In any two-state solution, Palestinians would control the West Bank. But the need to maintain Israeli security has compelled some observers to rethink how an Israeli withdrawal from the region should be handled. Dennis Ross, Middle East envoy for Presidents George H.W. Bush and Clinton, criticizes the way Israel left Gaza last year. “The withdrawal,” says Ross, “should not have taken place unless the Palestinians were going to create the security force to ensure security on their side, so that there weren’t attacks out of Gaza into Israel.” Given all that has happened, says Ross, Olmert will be able to pull out of the West Bank only if one of two conditions are met: “Either his withdrawal is geared only to [Israeli] settlers and not soldiers … or the Palestinians are able to put together a credible security force.”

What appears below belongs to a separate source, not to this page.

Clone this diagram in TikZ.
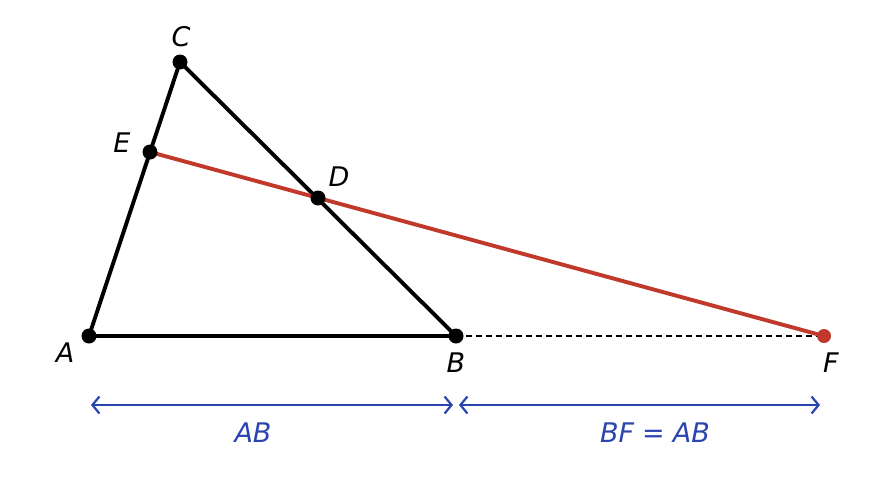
\documentclass[tikz,border=0pt]{standalone}
\usepackage{fontspec}
\setmainfont{DejaVu Sans}
\usetikzlibrary{arrows.meta}
\definecolor{redline}{HTML}{C0392B}
\definecolor{blueline}{HTML}{2A45B0}
\begin{document}
\begin{tikzpicture}[x=1pt,y=-1pt,
  pt/.style={circle,fill=black,inner sep=0pt,minimum size=15pt},
  lbl/.style={font=\fontsize{27}{31}\selectfont\itshape,inner sep=0pt},
  seg/.style={line width=3.9pt},
  dim/.style={blueline,line width=2.2pt,{Straight Barb[length=7pt,width=17pt]}-{Straight Barb[length=7pt,width=17pt]}},
  dimlbl/.style={blueline,font=\fontsize{27}{31}\selectfont,inner sep=0pt}]
\useasboundingbox (0,0) rectangle (894,480);
\coordinate (A) at (89,336);
\coordinate (B) at (456,336);
\coordinate (C) at (180,62);
\coordinate (D) at (318,198);
\coordinate (E) at (150,152);
\coordinate (F) at (824,336);
\draw[line width=1.8pt,dash pattern=on 6pt off 4pt] (B) -- (F);
\draw[seg,line join=round] (A) -- (B) -- (C) -- cycle;
\draw[seg,redline] (E) -- (F);
\node[pt] (pA) at (A) {};
\node[pt] (pB) at (B) {};
\node[pt] (pC) at (C) {};
\node[pt] (pD) at (D) {};
\node[pt] (pE) at (E) {};
\node[pt,fill=redline,minimum size=14pt] (pF) at (F) {};
\node[lbl] (lA) at (65,353) {A};
\node[lbl] (lB) at (456,363) {B};
\node[lbl] (lC) at (181,37) {C};
\node[lbl] (lD) at (339,177) {D};
\node[lbl] (lE) at (122,143) {E};
\node[lbl] (lF) at (831,363) {F};
\coordinate (d1) at (91,405);
\coordinate (d2) at (453,405);
\coordinate (d3) at (459,405);
\coordinate (d4) at (820,405);
\draw[dim] (d1) -- (d2);
\draw[dim] (d3) -- (d4);
\node[dimlbl] (lAB) at (253,433) {\itshape AB};
\node[dimlbl] (lBF) at (655,433) {{\itshape BF}\hspace{8pt}=\hspace{8pt}{\itshape AB}};
\end{tikzpicture}
\end{document}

BY LEAVING SOLDIERS IN THE WEST BANK after any withdrawal, Israel might hope to guarantee security on its eastern border. But the same tactic wouldn’t work to the north; nobody is going to countenance Israel’s occupying a swath of southern Lebanon again (as it did from 1982 to 2000) to deny Hizballah room from which to fire its rockets–least of all Israelis themselves, who are horrified by the idea of a re-occupation. That is why the fourth key to peace is to stabilize Lebanon. In part, that means propping up the fragile government of technocrats led by Fouad Siniora and pumping donors to help Lebanon rebuild itself (again)–which will be the focus of a high-level international meeting in Rome this week. But it also means ensuring that Hizballah can no longer use its strongholds in the south to threaten regional peace. That explains why Rice has been at pains to insist that her mission is not to restore the status quo ante but to change the game in Lebanon so that Hizballah is out of the picture. Rice and other top U.S. officials do not expect that Hizballah will be completely disarmed by Israel anytime soon; but they would not be sorry to see its power sufficiently undermined so that other nations can contribute to what Rice calls the “robust” force that will be needed to police the border when hostilities cease.

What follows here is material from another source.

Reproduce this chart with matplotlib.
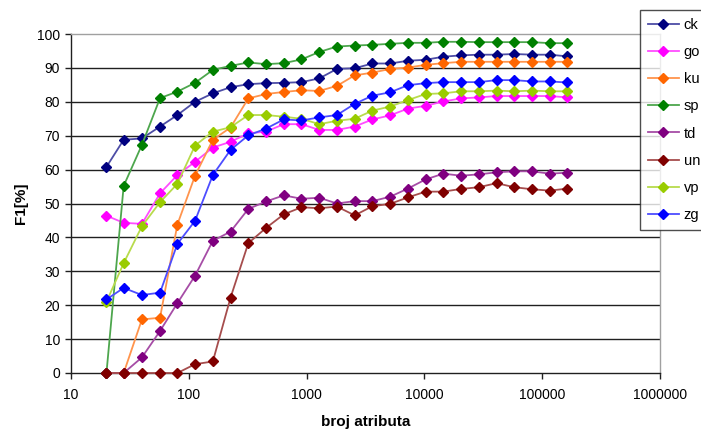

Getting those forces in place may be easier said than done. When Israeli officials are pressed on who, precisely, might man the border and face down the remnants of Hizballah, they throw out names–Turkey, Egypt, “the Europeans”–in a way that suggests the plan has not yet been thought through. Israeli officials take refuge in the hope that other nations will recognize that Iran, Hizballah’s sponsor, is sufficiently dangerous to regional peace that defanging its proxy becomes something that every sensible party would want to do. “Iran,” says Peres, “is trying to make a mockery of world institutions.” That thought leads to the fifth key to peace–and perhaps the hardest of all to pin down.


THE ONE FACTOR THAT TRULY DISTINGUISHES this summer’s crisis from earlier ones is the realization that Iran is a central player. Among Israelis, it is generally assumed that Hizballah had Iran’s encouragement when it kidnapped the soldiers. And that view isn’t held just in Jerusalem. “There isn’t the slightest degree of ambiguity or doubt as to Iran’s role in this,” says a French foreign-affairs official. “How much coincidence could there be in Hizballah kidnapping the Israeli soldiers on the same date that ministers met in Paris to decide what measures to take on the Iranian nuclear issue? None, in our opinion.” Avi Dichter, Israel’s Internal Security Minister, calls on other countries to help Israel show that “Iran’s strategy has failed in Lebanon” and claims that if Iran is not faced down, it will try to destabilize oil states in the Gulf.

Assuming Iran was indeed behind Hizballah’s raid, what happens next? The U.S. and other powers are discussing how to rein in Iran’s nuclear program, and it may be easier to jointly impose sanctions now that Iran is viewed as responsible for mayhem in Lebanon. But what then? Take a look at a map. Iran is an oil-rich nation that borders Pakistan, Afghanistan, Turkey and Iraq, among others. It has a strategic position in Eurasia that cannot be wished away. European officials talk of a “constructive dialogue” with Tehran that involves recognizing it as an important regional power while maintaining the right to sanction it if it breaks the nuclear rules. But Israel–along with many supporters in the U.S.–thinks dialogue with a nation whose leader has said that Israel “must be wiped off the map” is a waste of breath. The U.S., meanwhile, has had few substantive talks with Iranian officials for the past 26 years–and it is anything but clear what levers Washington and its allies think they can pull if Iran really does seek a position of hegemony in the region. Yet even if Iran was to be contained or if it changed its tune, it is hardly certain that Hizballah would follow suit. There is even less reason to think Hamas would. Israel’s Dichter claims that Iran made its first overtures to Hamas in 2001 and that Khaled Mashaal, the Syrian-based leader of Hamas, is a “frequent flyer between Damascus and Tehran.” But Hamas is a Sunni organization rooted in Palestinian resistance. It doesn’t need Iran’s encouragement to fight Israel.


THERE IS, FINALLY, THE MATTER OF IRAQ. The original U.S. hopes for Iraq were not implausible: a successful democracy there would indeed help bring stability to the whole region. But the failure of the U.S. to impose order in Iraq after the invasion of 2003 has emboldened all those who believe that further spasms of violence will force Washington and its allies to give up their push for fundamental change. And there are worse possible outcomes. Iraq could become the launching pad for a full-on war between Sunni and Shi’ite, with Iran entering the fray on the Shi’ite side and the Arab states defending Iraq’s Sunnis. In the bitter Iran-Iraq war of 1980-88, more than a million people were killed or wounded–and any repeat of that carnage would take place in the context of a region where at least one power, Iran, is determined to develop nuclear weapons.

Seen in that light, there’s little wonder that Rice is off on her travels. Her predecessors may have found their shuttles around the Middle East both vexing in their detail and disappointing in their outcome. But they knew that for the U.S. and the world, staying at home was more dangerous still. Rice and her boss, it seems, have got that message.